Um ponto tratado no discurso e em reuniões reservadas com o presidente é que, em alguns locais, pacientes com outras doenças deixaram de buscar atendimento médico por medo de se contaminar, o que esvaziou serviços de saúde. “Se você tem menos acesso, menos disponibilidade de serviço de diagnóstico, será que não vai dificultar diagnóstico de pessoas com câncer? O que vai acontecer quando uma pessoa fica em casa, com medo de ir ao prontosocorro e enfarta?”, afirmou.

O discurso foi interpretado como uma adaptação à narrativa de Bolsonaro. Em artigo publicado no início do mês, Teich defendeu o isolamento horizontal – em que todos devem ficar em casa, não apenas grupos de risco –, como medida mais eficaz neste momento.

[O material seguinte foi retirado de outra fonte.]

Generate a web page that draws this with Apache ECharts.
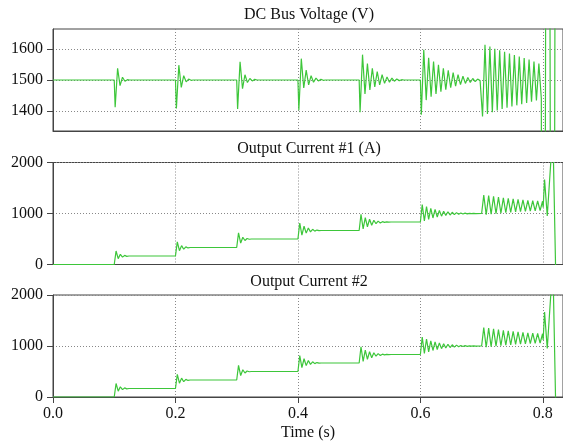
<!DOCTYPE html>
<html><head><meta charset="utf-8">
<script src="https://cdn.jsdelivr.net/npm/echarts@6/dist/echarts.min.js"></script>
<style>html,body{margin:0;padding:0;background:#fff}#c{width:563px;height:445px}</style>
</head><body><div id="c"></div>
<script>
const panelTitles = ['DC Bus Voltage (V)', 'Output Current #1 (A)', 'Output Current #2'];
const xAxisName = 'Time (s)';
const timeTicks = [0, 0.2, 0.4, 0.6, 0.8];
const voltTicks = [1400, 1500, 1600];
const currentTicks = [0, 1000, 2000];

// DC bus voltage [time s, volts]
const busVoltage = [
  [0,1500],[0.1,1500],[0.1015,1412],[0.1055,1538],[0.1095,1482],[0.1135,1509],[0.1175,1496],[0.1215,1501],[0.125,1500],
  [0.2,1500],[0.2015,1408],[0.2055,1548],[0.2095,1476],[0.2135,1514],[0.2175,1494],[0.2215,1503],[0.2255,1499],[0.229,1500],
  [0.3,1500],[0.3015,1406],[0.3055,1559],[0.3095,1472],[0.3135,1517],[0.3175,1492],[0.3215,1505],[0.3255,1497],[0.3295,1502],[0.333,1500],
  [0.4,1500],[0.4015,1402],[0.4055,1569],[0.4095,1474],[0.4135,1532],[0.4175,1484],[0.4215,1514],[0.4255,1493],[0.4295,1506],[0.4335,1497],[0.4375,1502],[0.4415,1499],[0.445,1500],
  [0.5,1500],[0.5015,1396],[0.5055,1582],[0.5095,1455],[0.5135,1553],[0.5175,1468],[0.5215,1538],[0.5255,1478],[0.5295,1527],[0.5335,1484],[0.5375,1517],[0.5415,1489],[0.5455,1510],[0.5495,1493],[0.5535,1506],[0.5575,1496],[0.5615,1503],[0.5655,1498],[0.5695,1501],[0.573,1500],
  [0.6,1500],[0.6015,1388],[0.6055,1598],[0.6095,1435],[0.6135,1572],[0.6175,1446],[0.6215,1560],[0.6255,1455],[0.6295,1549],[0.6335,1462],[0.6375,1538],[0.6415,1469],[0.6455,1531],[0.6495,1475],[0.6535,1524],[0.6575,1480],[0.6615,1517],[0.6655,1485],[0.6695,1512],[0.6735,1489],[0.6775,1508],[0.6815,1492],[0.6855,1505],[0.6895,1495],[0.6935,1503],[0.6975,1498],[0.7,1500],
  [0.7015,1382],[0.7055,1614],[0.7095,1390],[0.7135,1608],[0.7175,1396],[0.7215,1601],[0.7255,1401],[0.7295,1596],[0.7335,1406],[0.7375,1591],[0.7415,1410],[0.7455,1586],[0.7495,1414],[0.7535,1581],[0.7575,1418],[0.7615,1576],[0.7655,1422],[0.7695,1571],[0.7735,1426],[0.7775,1566],[0.7815,1430],[0.7855,1560],[0.7895,1434],[0.7935,1553],[0.7975,1440],
  [0.8005,-2000],[0.8081,5000],[0.8157,-2000],[0.8233,5000]
];

// Output current #1 [time s, amps]
const outputCurrent1 = [
  [0,0],[0.1,0],[0.103,265],[0.1065,115],[0.11,200],[0.1135,145],[0.117,178],[0.1205,160],[0.124,167],
  [0.2,167],[0.203,445],[0.2065,270],[0.21,370],[0.2135,300],[0.217,345],[0.2205,325],[0.224,333],
  [0.3,333],[0.303,620],[0.3065,420],[0.31,535],[0.3135,470],[0.317,510],[0.3205,495],[0.324,500],
  [0.4,500],[0.403,810],[0.4065,575],[0.41,750],[0.4135,615],[0.417,715],[0.4205,640],[0.424,690],[0.4275,655],[0.431,675],[0.4345,663],[0.438,667],
  [0.5,667],[0.503,985],[0.5065,700],[0.51,920],[0.5135,740],[0.517,888],[0.5205,770],[0.524,868],[0.5275,800],[0.531,850],[0.5345,815],[0.538,840],[0.5415,826],[0.545,836],[0.5485,831],[0.552,833],
  [0.6,833],[0.603,1175],[0.6065,855],[0.61,1135],[0.6135,885],[0.617,1100],[0.6205,912],[0.624,1080],[0.6275,932],[0.631,1060],[0.6345,948],[0.638,1045],[0.6415,960],[0.645,1033],[0.6485,970],[0.652,1024],[0.6555,978],[0.659,1017],[0.6625,985],[0.666,1011],[0.6695,990],[0.673,1007],[0.6765,994],[0.68,1004],[0.6835,997],[0.687,1002],[0.6905,999],
  [0.7,1000],[0.7035,1360],[0.7075,975],[0.7115,1350],[0.7155,985],[0.7195,1335],[0.7235,995],[0.7275,1320],[0.7315,1005],[0.7355,1305],[0.7395,1015],[0.7435,1295],[0.7475,1020],[0.7515,1285],[0.7555,1030],[0.7595,1275],[0.7635,1035],[0.7675,1265],[0.7715,1040],[0.7755,1255],[0.7795,1045],[0.7835,1250],[0.7875,1050],[0.7915,1245],[0.7955,1055],[0.7995,1240],
  [0.8005,1120],[0.8028,1665],[0.8072,950],[0.814,2200],[0.8174,2000],[0.824,-2000]
];

// Output current #2 [time s, amps] (reads identical to #1 in the picture)
const outputCurrent2 = [
  [0,0],[0.1,0],[0.103,265],[0.1065,115],[0.11,200],[0.1135,145],[0.117,178],[0.1205,160],[0.124,167],
  [0.2,167],[0.203,445],[0.2065,270],[0.21,370],[0.2135,300],[0.217,345],[0.2205,325],[0.224,333],
  [0.3,333],[0.303,620],[0.3065,420],[0.31,535],[0.3135,470],[0.317,510],[0.3205,495],[0.324,500],
  [0.4,500],[0.403,810],[0.4065,575],[0.41,750],[0.4135,615],[0.417,715],[0.4205,640],[0.424,690],[0.4275,655],[0.431,675],[0.4345,663],[0.438,667],
  [0.5,667],[0.503,985],[0.5065,700],[0.51,920],[0.5135,740],[0.517,888],[0.5205,770],[0.524,868],[0.5275,800],[0.531,850],[0.5345,815],[0.538,840],[0.5415,826],[0.545,836],[0.5485,831],[0.552,833],
  [0.6,833],[0.603,1175],[0.6065,855],[0.61,1135],[0.6135,885],[0.617,1100],[0.6205,912],[0.624,1080],[0.6275,932],[0.631,1060],[0.6345,948],[0.638,1045],[0.6415,960],[0.645,1033],[0.6485,970],[0.652,1024],[0.6555,978],[0.659,1017],[0.6625,985],[0.666,1011],[0.6695,990],[0.673,1007],[0.6765,994],[0.68,1004],[0.6835,997],[0.687,1002],[0.6905,999],
  [0.7,1000],[0.7035,1360],[0.7075,975],[0.7115,1350],[0.7155,985],[0.7195,1335],[0.7235,995],[0.7275,1320],[0.7315,1005],[0.7355,1305],[0.7395,1015],[0.7435,1295],[0.7475,1020],[0.7515,1285],[0.7555,1030],[0.7595,1275],[0.7635,1035],[0.7675,1265],[0.7715,1040],[0.7755,1255],[0.7795,1045],[0.7835,1250],[0.7875,1050],[0.7915,1245],[0.7955,1055],[0.7995,1240],
  [0.8005,1120],[0.8028,1665],[0.8072,950],[0.814,2200],[0.8174,2000],[0.824,-2000]
];

const FONT = '"Liberation Serif", "DejaVu Serif", serif';
const TXT = '#111';
const LINE = '#3dc63a';
const FRAME = '#444';
const GRIDC = '#888';

const grids = [
  {left: 53, right: -4, top: 29, height: 102},
  {left: 53, right: -4, top: 162.5, height: 102},
  {left: 53, right: -4, top: 295, height: 102}
];
const titleTops = [7, 141, 274];
const yRanges = [[1335, 1665, voltTicks], [0, 2000, currentTicks], [0, 2000, currentTicks]];
const seriesData = [busVoltage, outputCurrent1, outputCurrent2];

const chart = echarts.init(document.getElementById('c'), null, {renderer: 'canvas'});
const option = {
  animation: false,
  backgroundColor: '#fff',
  title: panelTitles.map((t, i) => ({
    text: t, left: 309, top: titleTops[i], textAlign: 'center', padding: 0,
    textStyle: {fontFamily: FONT, fontSize: 16, fontWeight: 'normal', color: TXT}
  })),
  grid: grids.map(g => Object.assign({show: true, borderColor: FRAME, borderWidth: 1, backgroundColor: 'transparent'}, g)),
  xAxis: grids.map((g, i) => ({
    type: 'value', gridIndex: i, min: 0, max: 0.8329, interval: 0.2,
    name: i === 2 ? xAxisName : '', nameLocation: 'middle', nameGap: 28,
    nameTextStyle: {fontFamily: FONT, fontSize: 16, color: TXT},
    axisLine: {show: true, onZero: false, lineStyle: {color: FRAME, width: 1}},
    axisTick: {show: i === 2, length: 6, customValues: timeTicks, lineStyle: {color: FRAME}},
    axisLabel: {show: i === 2, customValues: timeTicks, margin: 9, fontFamily: FONT, fontSize: 16, color: TXT,
      formatter: v => v.toFixed(1)},
    splitLine: {show: true, lineStyle: {color: GRIDC, type: [1, 2], width: 1}}
  })),
  yAxis: yRanges.map((r, i) => ({
    type: 'value', gridIndex: i, min: r[0], max: r[1],
    interval: i === 0 ? undefined : 1000,
    axisLine: {show: true, lineStyle: {color: FRAME, width: 1}},
    axisTick: {show: true, length: 6, customValues: r[2], lineStyle: {color: FRAME}},
    axisLabel: {show: true, customValues: r[2], margin: 10, fontFamily: FONT, fontSize: 16, color: TXT,
      formatter: v => String(v)},
    splitLine: {show: true, lineStyle: {color: GRIDC, type: [1, 2], width: 1}}
  })),
  series: seriesData.map((d, i) => ({
    type: 'line', xAxisIndex: i, yAxisIndex: i, data: d,
    showSymbol: false, symbol: 'none', clip: true,
    lineStyle: {color: LINE, width: 1.2}
  }))
};
chart.setOption(option);
</script>
</body></html>
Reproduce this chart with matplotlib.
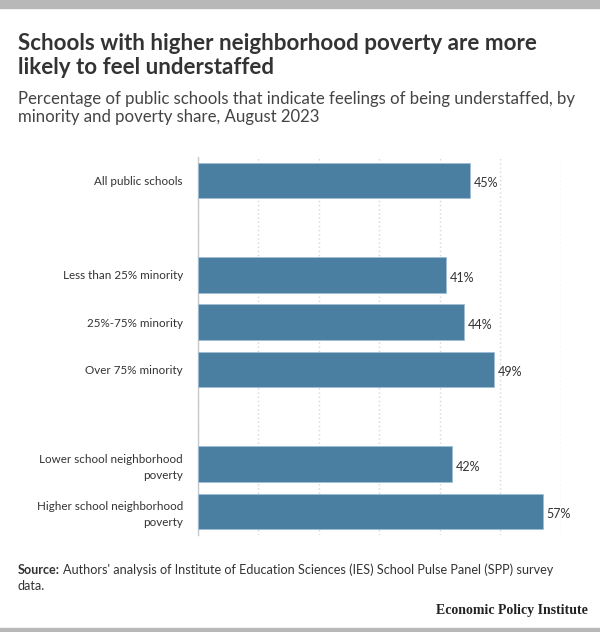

Divergências em relação à melhor estratégia de combate ao coronavírus foram o que motivou a demissão de Mandetta do cargo. Ontem, ao falar logo após Teich, Bolsonaro defendeu a reabertura de fronteiras e comércios no País. Também voltou a criticar medidas tomadas por governadores no combate à pandemia do novo coronavírus. “Essa briga de começar a abrir para o comércio é um risco que eu corro. Se agravar (a doença) vem ao meu colo. Agora, o que acredito, que muita gente está tendo consciência que tem de abrir”, disse Bolsonaro, ao lado de Teich e Mandetta, também presente no evento.

Técnicos do Ministério da Saúde argumentam que jamais defenderam um “lockdown” – o fechamento completo – em todo o País, e que não foram consultados por prefeitos e governadores que podem ter tomado medidas precipitadas. Em conversa reservada com Bolsonaro, Teich teria dito que falou ao ministério que era preciso apresentar indicativos mais sólidos antes de orientar decisões como de fechar o comércio de uma pequena cidade.

Ao discursar ontem, o novo ministro voltou a dizer que há “pobreza” de informação sobre o coronavírus e defendeu a integração com dados de outros ministérios. Anteontem, ao ser anunciado, ele declarou que pretende elaborar um “programa de testes” para conhecer melhor como se deu a disseminação do novo coronavírus no País. A ampliação da testagem, porém, não foi mencionada ontem na posse.

Equipe. Teich ainda não anunciou nomes para a sua equipe. Alguns secretários nomeados por Mandetta estiveram na posse do novo ministro. A ideia dos atuais integrantes da pasta é ficar à disposição até o começo de maio. O atual secretário nacional de Vigilância Sanitária, Wanderson de Oliveira, disse que participará da transição até 4 de maio e, depois, se afastará da equipe. Principal formulador de medidas da Saúde contra a covid-19, ele chegou a pedir demissão nesta semana, mas foi convencido a permanecer pelo menos por este período.

Enquanto isso, Bolsonaro escalou o almirante Flávio Rocha, chefe da Secretaria de Assuntos Estratégicos, para auxiliar na transição. Rocha não terá um cargo específico no ministério. Bolsonaro já disse que indicará nomes para a nova equipe da Saúde.